The scenes with Shaun’s mum, Barbara (Penelope Wilton), hit completely differently now. Same with her husband, Philip (Bill Nighy). The movie spends ages convincing you he is just the irritating stepdad Shaun cannot stand, then suddenly reveals this lonely older guy desperately trying to connect with somebody who never really gave him a chance. That car scene still lands like a freight train because the film earns it properly instead of forcing sentimentality into the story.
Even Ed becomes sadder the older you get while watching the movie. At first, he feels like comic relief in trainers. Then, eventually, you realize he is terrified that Shaun growing up means their entire friendship is dying slowly in front of him. Underneath all the jokes is this weird little panic about adulthood swallowing people whole and leaving them behind emotionally.
And honestly, that is why Shaun of the Dead still works twenty years later, while so many horror-comedies from that era faded into dusty envelopes that nobody opens anymore.
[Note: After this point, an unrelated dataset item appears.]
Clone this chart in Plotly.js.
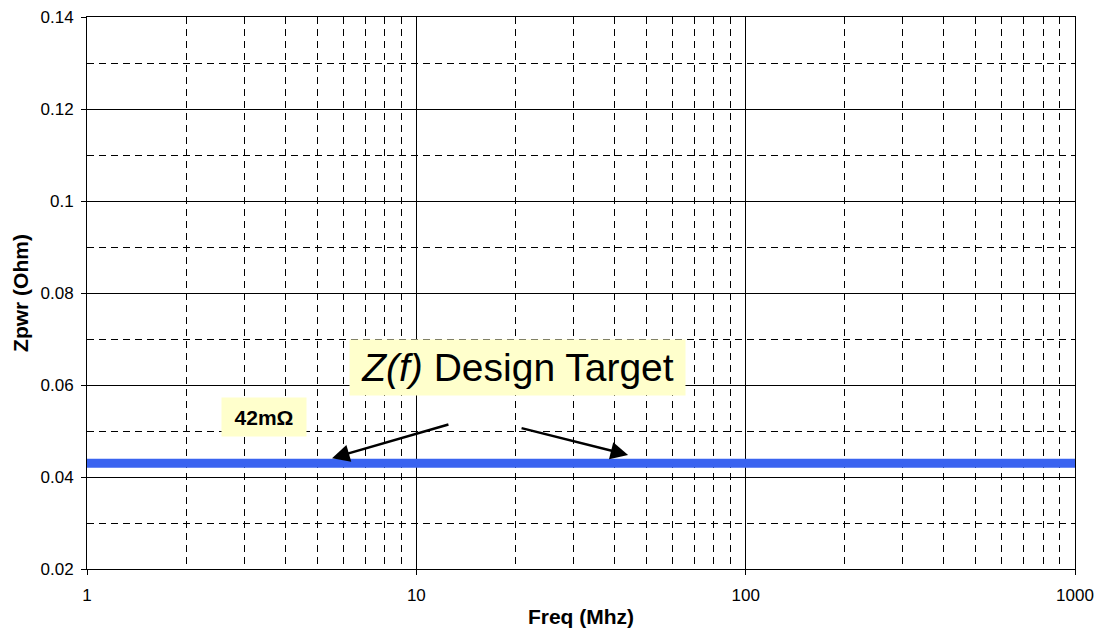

The movie understands that comedy hits harder once the audience actually cares about the people trapped inside it. The zombie stuff is brilliant. The visual gags are brilliant. The editing still feels absurdly sharp. But what lingers is the sadness sitting underneath all the blood and pub crawls. It is really about people waking up one day and realizing life carried on without waiting for them.